Widgets on the home screen are just perfect. The whole system feels like a modernisation of the macOS Dashboard, complete with a ripple animation when adding new widgets from the library. For the longest time, people have wanted the ability for app icons to be dynamic, like Clock and Calendar. The small 2x2 widget is basically answering those demands. You can finally have a weather icon on your home screen that actually reflects the current weather conditions. I don’t expect people to flood their home screens with widget after widget, I reckon most people will settle on a couple to put on their first page and that will do just fine. The stringent size options (either 2x2, 4x2 or 4x4) basically encourage that kind of usage pattern.
The decision to disallow any interactivity apart from tapping to launch the app is an interesting one. It makes iOS 14 widgets feel a lot like Watch complications.
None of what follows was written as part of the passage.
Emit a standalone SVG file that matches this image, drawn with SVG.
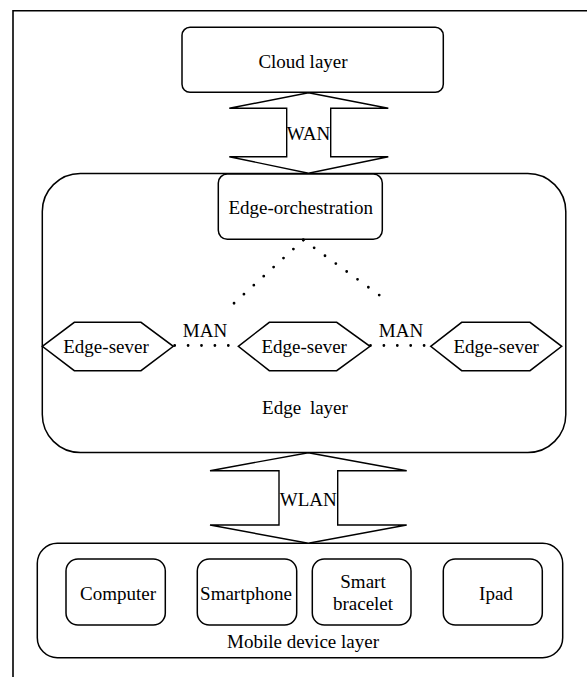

Whereas the Watch has to lean in to the true black nature of its background, widgets on iOS 14 can explode with colour and vibrancy to complement the surrounding app icons and wallpaper. Apple has set a high standard of beauty with the design of the built-in widgets and I look forward to seeing what the developer community does. I know some people are already anticipating that Apple adds support for buttons and interactive controls in widgets in the future, but I’m not yet convinced they have to. I certainly don’t feel an immediate compulsion to ask for more. The enforced restraint breeds elegance and I am glad Apple’s implementation has ended up being more inspired by Windows Phone Live Tiles than the Android widget system.
Incoming calls as banner alerts and support for Picture-in-Picture video are so good you can only wish Apple would have done it sooner. In particular, PIP adds so much convenience and utility without introducing complexity. The mental model is incredibly simple: a singular floating window that you can drag around and close when you are done. You can’t get confused about what’s going on when you are multitasking with PIP. Again, this is nothing revolutionary, but it is new to iOS and the iPhone is better for it.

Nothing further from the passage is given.